Edge Detection hingegen wendet das Blur-Verfahren gezielt da an, wo es sinnvoll ist. Dazu wird das Bild nachträglich nach Polygonkanten abgesucht. Das geschieht, indem man sich die Eigenheit des Multisampling-Verfahrens zunutze macht: Pixel für Pixel werden über die ROPs in die Shader eingelesen. Diese vergleichen dann die Farbinformation der Subpixel: Ist die Subpixelfarbe der Samples pro Pixel gleich, so handelt es sich nicht um eine Polygonkante und CFAA wird nicht angewendet. Unterscheiden sich die Farbwerte hingegen, so wird CFAA angewandt.
Diese Resolvefunktionen im Shader sind natürlich nicht kostenlos. Es kostet Rechenleistung, ein wenig Bandbreite und ROP-Leistung. Da wir dieses "Edge Detection" Verfahren als sinnvoll erkannten und wie bereits erwähnt von der resultierenden Bildqualität positiv überrascht sind, verwendeten wir dieses Verfahren in unseren Benchmarks gegen das Coverage Sample Verfahren von nVidia. Das CFAA ist allerdings auf den Radeon-Karten der Vorgängergeneration nicht nutzbar, da dessen ROPs nicht die Fähigkeit besitzen, Samples an die Shader zu übergeben.

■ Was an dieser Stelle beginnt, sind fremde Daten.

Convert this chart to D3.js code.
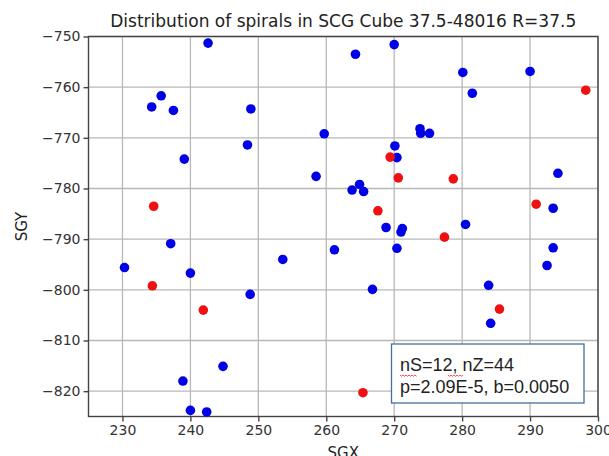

Da der Edge Detection Modus erst seit dem 8.3742er Treiber, welcher erst seit letztem Freitag verfügbar ist, über ein separates Tool aktivierbar ist, gehört 3DCenter vermutlich zu den wenigen Redaktionen, die diesen Modus überhaupt testen können. Das Fazit im Bildqualitäts- und im Benchmarkteil ist somit natürlich ein völlig anderes.
Ein weiterer Treiber-Fauxpas scheint andere Testredaktionen ebenfalls zu treffen: Im früheren 8.3740er Treiber war das Adaptive Anti-Aliasing laut ATI von einem Bug betroffen, welcher den R600-Chip enorm an Performance kostete. Laut unseren Beobachtungen und Messungen wurde erst in dem von uns verwendeten Treiber AAA durch ein Multisampling-Verfahren (genannt EATM) ersetzt. Dabei ist die Bildqualität für einen solchen Multisampling-Modus sehr gut, jedoch läßt derzeit die Kompatibilität noch zu wünschen übrig. Aus diesen Gründen hielten wir Leistungsmessungen mit Transparenz Anti-Aliasing zu diesem Zeitpunkt nicht für sinnvoll und haben dieses Feature nachfolgend auch nicht bei unseren Benchmarks eingesetzt.